--- Start Task input ---
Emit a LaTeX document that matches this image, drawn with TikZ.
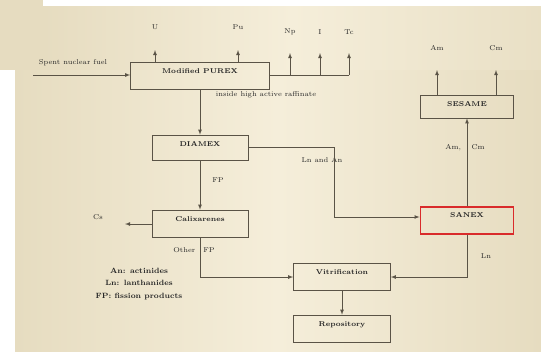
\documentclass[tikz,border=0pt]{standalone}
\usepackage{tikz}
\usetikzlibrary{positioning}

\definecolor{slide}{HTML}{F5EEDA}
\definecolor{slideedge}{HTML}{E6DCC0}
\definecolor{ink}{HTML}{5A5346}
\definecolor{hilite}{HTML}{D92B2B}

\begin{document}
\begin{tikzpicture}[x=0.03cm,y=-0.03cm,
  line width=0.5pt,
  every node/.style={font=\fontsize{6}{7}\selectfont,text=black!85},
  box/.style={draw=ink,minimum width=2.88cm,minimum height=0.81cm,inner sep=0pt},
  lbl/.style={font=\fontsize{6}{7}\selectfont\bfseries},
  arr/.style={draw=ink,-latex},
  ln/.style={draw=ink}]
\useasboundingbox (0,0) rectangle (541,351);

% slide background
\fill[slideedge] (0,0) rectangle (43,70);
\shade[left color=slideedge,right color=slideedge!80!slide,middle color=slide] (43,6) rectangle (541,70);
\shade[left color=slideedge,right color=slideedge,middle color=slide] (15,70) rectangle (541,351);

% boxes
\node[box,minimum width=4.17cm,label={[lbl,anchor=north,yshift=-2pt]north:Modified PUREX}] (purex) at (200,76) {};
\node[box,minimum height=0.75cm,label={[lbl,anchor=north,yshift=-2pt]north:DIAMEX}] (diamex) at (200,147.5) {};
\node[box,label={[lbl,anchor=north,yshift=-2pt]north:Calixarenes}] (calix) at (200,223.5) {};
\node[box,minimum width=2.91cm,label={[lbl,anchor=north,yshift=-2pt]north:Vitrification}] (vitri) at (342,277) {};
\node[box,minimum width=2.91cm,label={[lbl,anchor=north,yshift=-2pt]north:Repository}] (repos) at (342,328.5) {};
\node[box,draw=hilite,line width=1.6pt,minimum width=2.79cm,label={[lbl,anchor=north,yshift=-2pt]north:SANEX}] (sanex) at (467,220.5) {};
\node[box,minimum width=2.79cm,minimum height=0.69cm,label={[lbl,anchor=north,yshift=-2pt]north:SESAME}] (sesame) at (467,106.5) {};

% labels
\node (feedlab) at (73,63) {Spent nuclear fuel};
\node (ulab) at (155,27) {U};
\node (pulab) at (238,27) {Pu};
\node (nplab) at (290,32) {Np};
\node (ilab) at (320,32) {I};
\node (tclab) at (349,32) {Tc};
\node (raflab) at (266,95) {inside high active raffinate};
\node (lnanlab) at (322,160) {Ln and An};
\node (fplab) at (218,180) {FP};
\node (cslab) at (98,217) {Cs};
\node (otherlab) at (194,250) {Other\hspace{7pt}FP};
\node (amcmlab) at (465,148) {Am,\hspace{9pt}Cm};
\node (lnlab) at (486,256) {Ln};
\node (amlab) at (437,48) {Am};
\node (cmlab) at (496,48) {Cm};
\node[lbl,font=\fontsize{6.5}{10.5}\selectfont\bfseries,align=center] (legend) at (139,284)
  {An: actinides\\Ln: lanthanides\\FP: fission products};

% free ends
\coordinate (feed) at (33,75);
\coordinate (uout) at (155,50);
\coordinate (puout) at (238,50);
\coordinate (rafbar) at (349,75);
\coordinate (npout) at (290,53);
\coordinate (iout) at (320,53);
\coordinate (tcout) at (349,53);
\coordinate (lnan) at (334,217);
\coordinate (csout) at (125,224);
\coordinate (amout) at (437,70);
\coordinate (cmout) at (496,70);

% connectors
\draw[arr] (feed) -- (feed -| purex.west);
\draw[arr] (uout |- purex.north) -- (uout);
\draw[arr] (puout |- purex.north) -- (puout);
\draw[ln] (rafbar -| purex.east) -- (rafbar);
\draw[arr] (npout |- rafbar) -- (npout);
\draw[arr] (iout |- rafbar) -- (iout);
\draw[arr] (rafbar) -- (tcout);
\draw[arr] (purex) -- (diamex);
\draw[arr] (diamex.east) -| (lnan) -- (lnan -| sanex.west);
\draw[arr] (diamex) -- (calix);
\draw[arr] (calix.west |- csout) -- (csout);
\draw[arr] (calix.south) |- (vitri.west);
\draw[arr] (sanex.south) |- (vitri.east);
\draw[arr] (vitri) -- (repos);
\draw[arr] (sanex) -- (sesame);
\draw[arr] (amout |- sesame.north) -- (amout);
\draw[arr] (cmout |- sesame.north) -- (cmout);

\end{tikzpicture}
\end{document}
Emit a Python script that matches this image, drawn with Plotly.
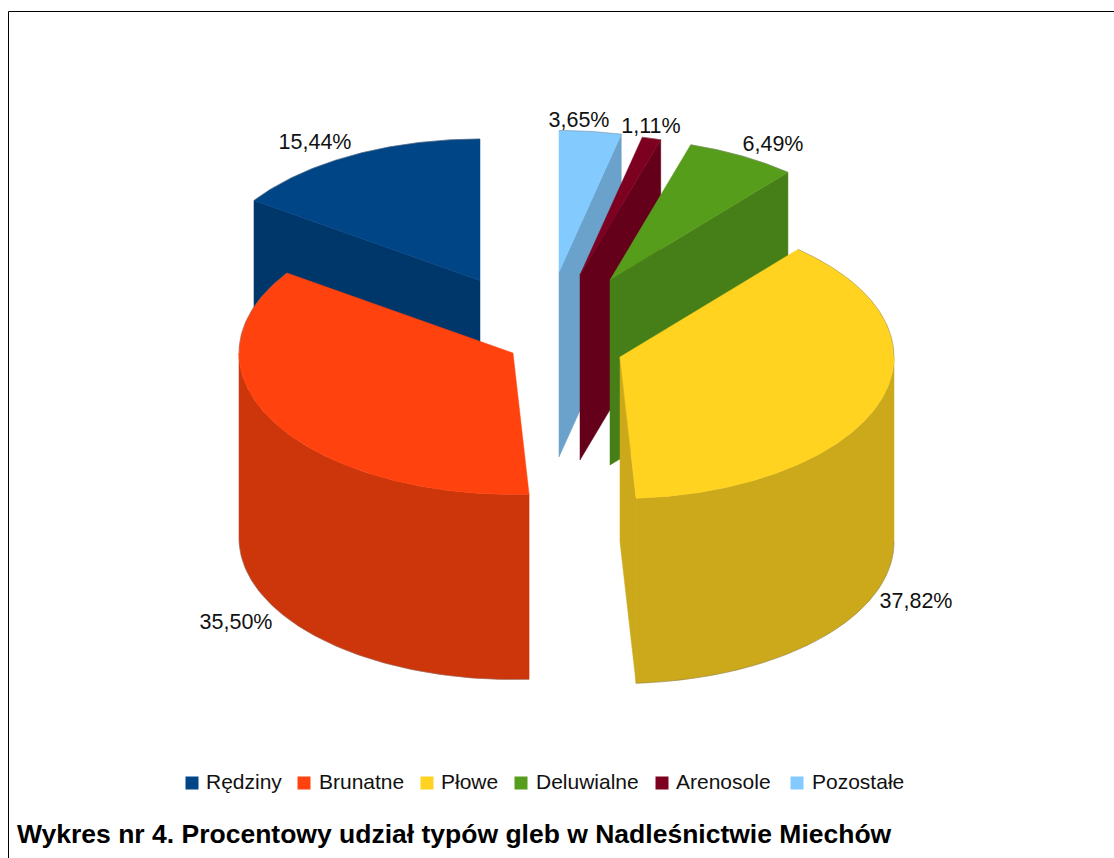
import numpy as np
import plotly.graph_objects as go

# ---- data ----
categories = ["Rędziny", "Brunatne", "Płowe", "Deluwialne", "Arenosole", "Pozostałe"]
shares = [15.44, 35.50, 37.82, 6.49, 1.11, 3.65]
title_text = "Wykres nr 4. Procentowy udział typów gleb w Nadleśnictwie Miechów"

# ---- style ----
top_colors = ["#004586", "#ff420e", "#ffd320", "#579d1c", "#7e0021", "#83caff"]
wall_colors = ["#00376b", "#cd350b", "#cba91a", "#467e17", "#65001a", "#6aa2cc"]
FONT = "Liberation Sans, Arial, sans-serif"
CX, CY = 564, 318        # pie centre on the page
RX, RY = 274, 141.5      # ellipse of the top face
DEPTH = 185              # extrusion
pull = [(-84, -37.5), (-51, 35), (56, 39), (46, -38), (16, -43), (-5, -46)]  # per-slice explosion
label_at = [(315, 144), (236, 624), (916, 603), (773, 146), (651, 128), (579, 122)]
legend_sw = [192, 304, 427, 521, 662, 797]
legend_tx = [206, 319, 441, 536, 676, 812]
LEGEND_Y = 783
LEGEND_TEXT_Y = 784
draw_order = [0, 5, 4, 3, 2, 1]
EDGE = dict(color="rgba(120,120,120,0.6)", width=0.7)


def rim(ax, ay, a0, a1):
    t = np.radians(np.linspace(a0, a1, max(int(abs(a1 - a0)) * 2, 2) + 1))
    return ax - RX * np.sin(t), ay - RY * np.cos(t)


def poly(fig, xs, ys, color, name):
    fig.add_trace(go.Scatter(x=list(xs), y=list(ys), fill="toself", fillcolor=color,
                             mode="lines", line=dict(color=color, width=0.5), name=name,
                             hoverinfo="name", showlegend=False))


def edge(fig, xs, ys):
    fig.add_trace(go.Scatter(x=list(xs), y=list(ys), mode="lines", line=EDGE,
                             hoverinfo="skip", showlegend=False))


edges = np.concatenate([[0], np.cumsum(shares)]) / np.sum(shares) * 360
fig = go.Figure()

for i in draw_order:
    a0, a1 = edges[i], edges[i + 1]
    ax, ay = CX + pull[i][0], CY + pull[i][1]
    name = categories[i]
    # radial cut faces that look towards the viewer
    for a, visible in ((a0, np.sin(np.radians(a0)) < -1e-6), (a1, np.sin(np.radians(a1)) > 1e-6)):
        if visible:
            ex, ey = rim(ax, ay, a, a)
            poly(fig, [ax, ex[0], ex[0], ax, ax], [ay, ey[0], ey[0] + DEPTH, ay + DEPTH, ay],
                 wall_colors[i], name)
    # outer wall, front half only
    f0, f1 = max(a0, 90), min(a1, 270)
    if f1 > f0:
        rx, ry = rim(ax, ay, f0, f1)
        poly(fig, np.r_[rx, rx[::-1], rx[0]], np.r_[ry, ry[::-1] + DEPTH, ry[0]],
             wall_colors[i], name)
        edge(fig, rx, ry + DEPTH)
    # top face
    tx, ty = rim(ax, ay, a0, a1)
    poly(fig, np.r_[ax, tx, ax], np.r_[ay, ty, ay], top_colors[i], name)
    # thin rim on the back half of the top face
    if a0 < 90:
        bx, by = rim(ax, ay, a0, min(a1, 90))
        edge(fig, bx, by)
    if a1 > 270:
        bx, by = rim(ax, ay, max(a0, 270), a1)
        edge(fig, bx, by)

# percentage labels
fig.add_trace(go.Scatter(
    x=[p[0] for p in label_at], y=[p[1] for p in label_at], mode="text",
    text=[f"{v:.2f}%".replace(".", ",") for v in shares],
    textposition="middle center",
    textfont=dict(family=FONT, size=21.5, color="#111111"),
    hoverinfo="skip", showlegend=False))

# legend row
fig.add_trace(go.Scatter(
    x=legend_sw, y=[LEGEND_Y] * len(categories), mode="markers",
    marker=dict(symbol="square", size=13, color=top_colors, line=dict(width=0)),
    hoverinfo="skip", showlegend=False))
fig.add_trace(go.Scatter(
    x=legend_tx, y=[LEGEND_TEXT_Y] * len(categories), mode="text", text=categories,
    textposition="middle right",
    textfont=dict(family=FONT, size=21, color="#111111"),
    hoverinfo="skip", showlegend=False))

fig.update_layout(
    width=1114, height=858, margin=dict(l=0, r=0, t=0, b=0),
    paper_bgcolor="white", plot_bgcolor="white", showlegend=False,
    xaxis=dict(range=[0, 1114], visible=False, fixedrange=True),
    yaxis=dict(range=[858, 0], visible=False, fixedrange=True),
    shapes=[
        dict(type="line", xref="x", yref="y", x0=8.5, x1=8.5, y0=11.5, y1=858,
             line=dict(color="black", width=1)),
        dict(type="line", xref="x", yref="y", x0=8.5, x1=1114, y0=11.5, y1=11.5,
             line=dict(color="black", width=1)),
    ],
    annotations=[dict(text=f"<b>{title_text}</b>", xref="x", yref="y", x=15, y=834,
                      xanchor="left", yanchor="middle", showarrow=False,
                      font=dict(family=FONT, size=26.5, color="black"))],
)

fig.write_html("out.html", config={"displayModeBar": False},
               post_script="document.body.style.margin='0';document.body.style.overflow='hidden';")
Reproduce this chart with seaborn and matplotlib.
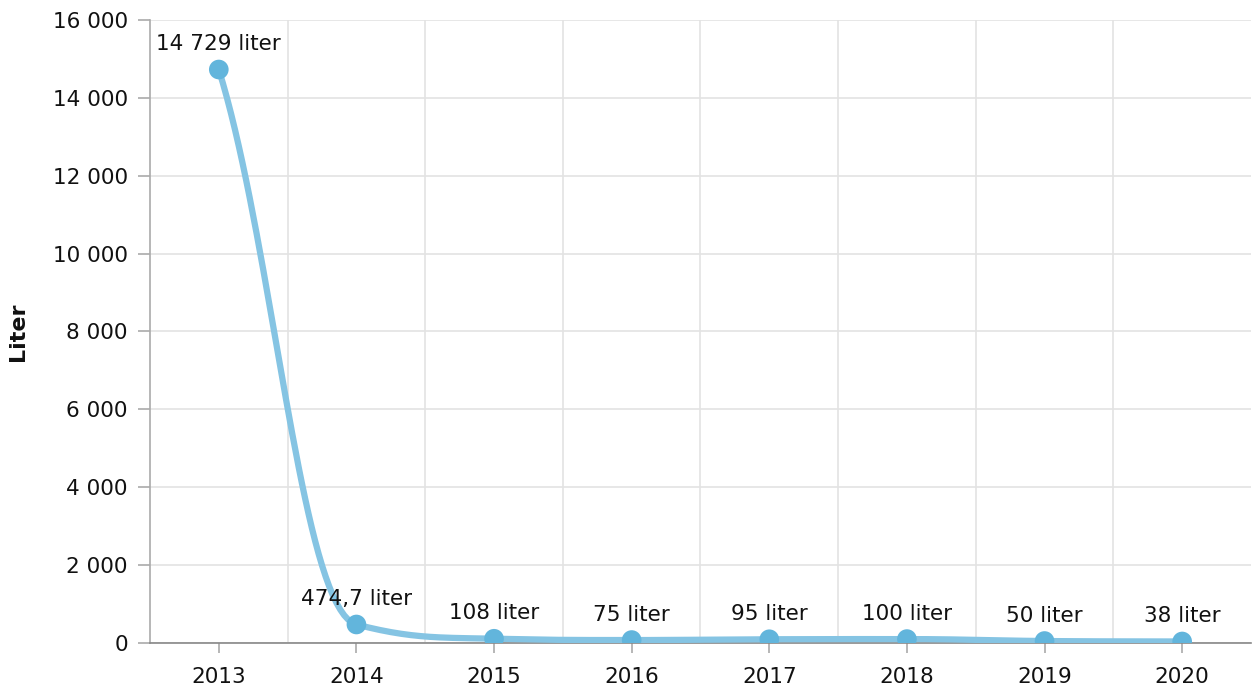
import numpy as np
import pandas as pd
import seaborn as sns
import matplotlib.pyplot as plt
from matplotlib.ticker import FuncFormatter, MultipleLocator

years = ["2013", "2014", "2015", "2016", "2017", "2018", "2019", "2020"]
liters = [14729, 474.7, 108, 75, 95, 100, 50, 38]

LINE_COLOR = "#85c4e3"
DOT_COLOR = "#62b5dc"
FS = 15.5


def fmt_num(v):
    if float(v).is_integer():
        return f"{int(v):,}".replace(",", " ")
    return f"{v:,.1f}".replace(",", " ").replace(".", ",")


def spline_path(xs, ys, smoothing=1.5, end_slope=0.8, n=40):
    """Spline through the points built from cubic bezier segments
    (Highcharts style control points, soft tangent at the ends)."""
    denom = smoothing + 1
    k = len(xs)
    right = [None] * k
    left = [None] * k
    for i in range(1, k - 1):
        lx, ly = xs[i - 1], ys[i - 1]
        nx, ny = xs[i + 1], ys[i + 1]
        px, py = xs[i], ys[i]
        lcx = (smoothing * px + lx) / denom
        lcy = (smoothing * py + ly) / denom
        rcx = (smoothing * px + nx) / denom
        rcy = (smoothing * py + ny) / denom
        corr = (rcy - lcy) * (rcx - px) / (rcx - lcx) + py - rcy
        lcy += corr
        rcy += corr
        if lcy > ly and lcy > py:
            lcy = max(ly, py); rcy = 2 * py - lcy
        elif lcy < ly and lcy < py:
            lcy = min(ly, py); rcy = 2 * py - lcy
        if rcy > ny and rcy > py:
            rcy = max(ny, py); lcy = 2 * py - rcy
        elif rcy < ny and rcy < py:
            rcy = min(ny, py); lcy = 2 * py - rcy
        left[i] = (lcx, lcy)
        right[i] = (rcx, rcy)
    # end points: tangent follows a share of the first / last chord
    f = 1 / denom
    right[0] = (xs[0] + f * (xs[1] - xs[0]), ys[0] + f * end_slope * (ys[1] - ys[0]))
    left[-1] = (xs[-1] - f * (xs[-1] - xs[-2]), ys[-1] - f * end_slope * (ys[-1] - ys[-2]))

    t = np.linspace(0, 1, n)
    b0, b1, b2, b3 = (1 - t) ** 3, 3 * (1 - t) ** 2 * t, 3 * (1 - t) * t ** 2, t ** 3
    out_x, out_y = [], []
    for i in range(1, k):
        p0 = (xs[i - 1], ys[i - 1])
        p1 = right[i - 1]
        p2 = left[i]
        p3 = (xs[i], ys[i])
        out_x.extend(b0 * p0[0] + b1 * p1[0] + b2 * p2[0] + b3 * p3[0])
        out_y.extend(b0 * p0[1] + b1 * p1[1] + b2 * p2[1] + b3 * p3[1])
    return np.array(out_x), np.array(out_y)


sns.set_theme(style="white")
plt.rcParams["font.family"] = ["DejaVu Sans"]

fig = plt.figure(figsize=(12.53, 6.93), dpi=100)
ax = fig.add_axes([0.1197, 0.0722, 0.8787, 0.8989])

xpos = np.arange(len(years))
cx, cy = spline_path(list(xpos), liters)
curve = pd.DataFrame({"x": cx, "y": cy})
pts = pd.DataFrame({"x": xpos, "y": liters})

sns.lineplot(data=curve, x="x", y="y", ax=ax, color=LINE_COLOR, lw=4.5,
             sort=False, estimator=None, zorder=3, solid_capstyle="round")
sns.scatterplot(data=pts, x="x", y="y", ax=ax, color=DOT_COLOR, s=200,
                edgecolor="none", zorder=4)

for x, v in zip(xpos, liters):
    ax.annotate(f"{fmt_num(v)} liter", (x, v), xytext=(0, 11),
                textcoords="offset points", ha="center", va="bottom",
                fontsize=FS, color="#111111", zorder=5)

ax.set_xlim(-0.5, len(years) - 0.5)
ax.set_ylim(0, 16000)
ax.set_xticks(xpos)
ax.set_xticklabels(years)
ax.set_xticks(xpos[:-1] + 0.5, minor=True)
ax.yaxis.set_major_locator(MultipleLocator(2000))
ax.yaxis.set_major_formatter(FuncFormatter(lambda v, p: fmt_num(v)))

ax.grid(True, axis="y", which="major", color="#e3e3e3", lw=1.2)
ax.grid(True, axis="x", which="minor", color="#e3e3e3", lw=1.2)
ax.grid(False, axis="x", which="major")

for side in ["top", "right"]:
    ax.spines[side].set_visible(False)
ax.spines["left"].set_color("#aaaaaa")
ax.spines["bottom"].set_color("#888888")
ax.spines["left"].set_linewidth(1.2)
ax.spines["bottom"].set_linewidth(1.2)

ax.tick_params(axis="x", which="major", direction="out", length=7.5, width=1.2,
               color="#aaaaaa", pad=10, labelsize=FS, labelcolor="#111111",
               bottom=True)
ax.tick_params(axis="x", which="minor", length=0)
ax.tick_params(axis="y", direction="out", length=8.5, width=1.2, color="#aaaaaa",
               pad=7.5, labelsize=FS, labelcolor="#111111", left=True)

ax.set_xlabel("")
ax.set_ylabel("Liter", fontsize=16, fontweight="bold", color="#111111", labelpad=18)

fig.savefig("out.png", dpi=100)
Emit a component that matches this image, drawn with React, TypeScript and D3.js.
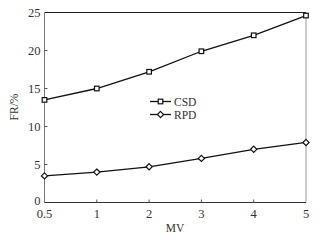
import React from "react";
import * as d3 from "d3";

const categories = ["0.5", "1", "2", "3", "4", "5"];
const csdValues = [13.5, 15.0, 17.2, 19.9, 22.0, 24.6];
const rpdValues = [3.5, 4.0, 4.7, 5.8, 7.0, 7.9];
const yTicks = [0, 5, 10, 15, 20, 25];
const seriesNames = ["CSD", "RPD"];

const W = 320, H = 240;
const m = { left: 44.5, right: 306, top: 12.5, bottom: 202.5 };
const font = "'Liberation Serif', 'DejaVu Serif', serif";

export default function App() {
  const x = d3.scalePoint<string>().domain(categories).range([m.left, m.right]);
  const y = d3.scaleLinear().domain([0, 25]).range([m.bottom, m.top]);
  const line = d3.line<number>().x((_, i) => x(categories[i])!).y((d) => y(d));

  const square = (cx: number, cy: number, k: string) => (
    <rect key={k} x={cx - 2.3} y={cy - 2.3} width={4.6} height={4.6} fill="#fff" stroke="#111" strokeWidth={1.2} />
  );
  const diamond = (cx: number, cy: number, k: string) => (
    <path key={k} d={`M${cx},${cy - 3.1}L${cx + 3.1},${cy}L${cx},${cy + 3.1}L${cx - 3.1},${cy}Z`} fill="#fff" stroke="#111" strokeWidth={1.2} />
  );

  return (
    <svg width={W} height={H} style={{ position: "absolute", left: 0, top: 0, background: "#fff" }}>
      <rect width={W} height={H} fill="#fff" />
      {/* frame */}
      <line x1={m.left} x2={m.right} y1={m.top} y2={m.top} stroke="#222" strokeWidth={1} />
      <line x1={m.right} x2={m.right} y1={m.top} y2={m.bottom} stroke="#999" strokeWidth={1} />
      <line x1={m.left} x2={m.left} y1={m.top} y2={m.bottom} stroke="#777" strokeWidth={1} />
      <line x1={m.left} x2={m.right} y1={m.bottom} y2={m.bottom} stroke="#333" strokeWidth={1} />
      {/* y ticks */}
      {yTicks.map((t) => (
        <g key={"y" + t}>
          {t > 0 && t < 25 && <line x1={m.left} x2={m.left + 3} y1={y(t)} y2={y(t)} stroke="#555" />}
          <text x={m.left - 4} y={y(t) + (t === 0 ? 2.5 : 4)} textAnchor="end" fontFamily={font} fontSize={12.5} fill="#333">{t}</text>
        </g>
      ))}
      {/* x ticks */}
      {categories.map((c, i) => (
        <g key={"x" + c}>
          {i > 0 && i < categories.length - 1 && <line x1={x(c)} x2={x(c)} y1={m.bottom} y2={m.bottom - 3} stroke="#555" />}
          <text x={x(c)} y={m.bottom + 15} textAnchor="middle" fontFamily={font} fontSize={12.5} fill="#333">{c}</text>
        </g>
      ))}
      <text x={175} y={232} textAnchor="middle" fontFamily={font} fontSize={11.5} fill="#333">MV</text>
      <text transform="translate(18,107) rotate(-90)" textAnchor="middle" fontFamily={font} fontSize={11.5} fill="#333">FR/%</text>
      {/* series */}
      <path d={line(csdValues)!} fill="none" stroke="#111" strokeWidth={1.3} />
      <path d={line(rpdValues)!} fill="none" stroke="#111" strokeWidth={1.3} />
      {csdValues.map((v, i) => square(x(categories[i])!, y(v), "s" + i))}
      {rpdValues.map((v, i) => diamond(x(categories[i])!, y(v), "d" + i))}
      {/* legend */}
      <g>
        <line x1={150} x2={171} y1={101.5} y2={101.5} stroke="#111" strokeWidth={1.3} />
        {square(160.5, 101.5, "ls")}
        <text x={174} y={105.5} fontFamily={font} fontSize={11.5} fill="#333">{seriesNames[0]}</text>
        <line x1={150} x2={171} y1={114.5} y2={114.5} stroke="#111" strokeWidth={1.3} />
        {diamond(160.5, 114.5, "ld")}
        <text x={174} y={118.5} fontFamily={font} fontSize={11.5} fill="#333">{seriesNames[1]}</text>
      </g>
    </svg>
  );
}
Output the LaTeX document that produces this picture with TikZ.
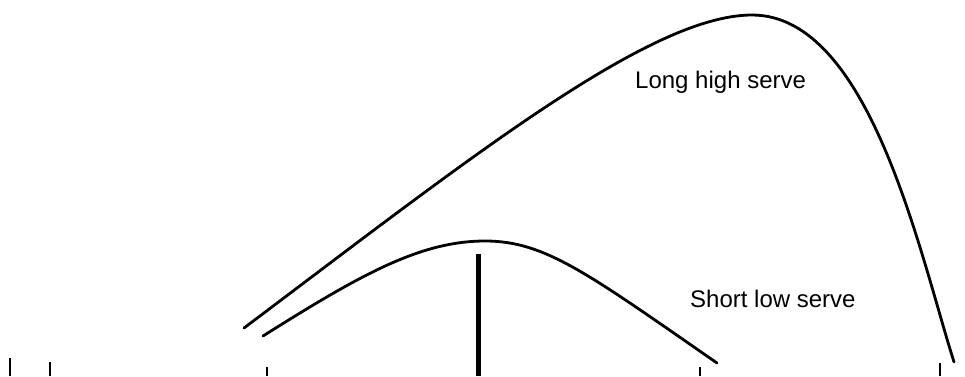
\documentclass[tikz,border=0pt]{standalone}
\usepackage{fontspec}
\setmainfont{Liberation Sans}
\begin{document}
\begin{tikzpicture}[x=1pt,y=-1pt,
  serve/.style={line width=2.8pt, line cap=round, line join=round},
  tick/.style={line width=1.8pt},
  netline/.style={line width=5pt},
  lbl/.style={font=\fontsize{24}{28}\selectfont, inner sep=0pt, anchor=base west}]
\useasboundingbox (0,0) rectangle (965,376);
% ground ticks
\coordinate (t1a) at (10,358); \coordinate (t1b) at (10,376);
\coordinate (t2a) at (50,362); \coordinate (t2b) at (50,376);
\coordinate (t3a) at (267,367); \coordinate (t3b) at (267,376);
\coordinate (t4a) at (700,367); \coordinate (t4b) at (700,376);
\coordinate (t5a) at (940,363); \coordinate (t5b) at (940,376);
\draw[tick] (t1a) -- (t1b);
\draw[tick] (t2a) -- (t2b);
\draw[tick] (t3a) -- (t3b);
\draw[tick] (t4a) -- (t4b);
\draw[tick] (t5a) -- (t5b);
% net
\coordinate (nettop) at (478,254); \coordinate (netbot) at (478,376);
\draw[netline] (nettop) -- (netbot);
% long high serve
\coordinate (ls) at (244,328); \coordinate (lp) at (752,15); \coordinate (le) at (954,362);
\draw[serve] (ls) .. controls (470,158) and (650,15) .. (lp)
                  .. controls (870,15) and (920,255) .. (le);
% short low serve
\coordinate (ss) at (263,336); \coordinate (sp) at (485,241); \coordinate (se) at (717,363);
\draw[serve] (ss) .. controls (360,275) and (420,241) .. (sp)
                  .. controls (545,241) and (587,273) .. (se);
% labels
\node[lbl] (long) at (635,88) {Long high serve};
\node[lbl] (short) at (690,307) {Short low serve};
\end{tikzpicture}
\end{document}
--- End Task input ---
> _What to do_
Return exactly the lines from the one with "Reproduce this chart" to the one with "liters = [14729, 474.7, 108, 75, 95, 100, 50, 38]", both ends kept, and only those. Images are left out.

> _Solution for this exercise_
Reproduce this chart with seaborn and matplotlib.
import numpy as np
import pandas as pd
import seaborn as sns
import matplotlib.pyplot as plt
from matplotlib.ticker import FuncFormatter, MultipleLocator

years = ["2013", "2014", "2015", "2016", "2017", "2018", "2019", "2020"]
liters = [14729, 474.7, 108, 75, 95, 100, 50, 38]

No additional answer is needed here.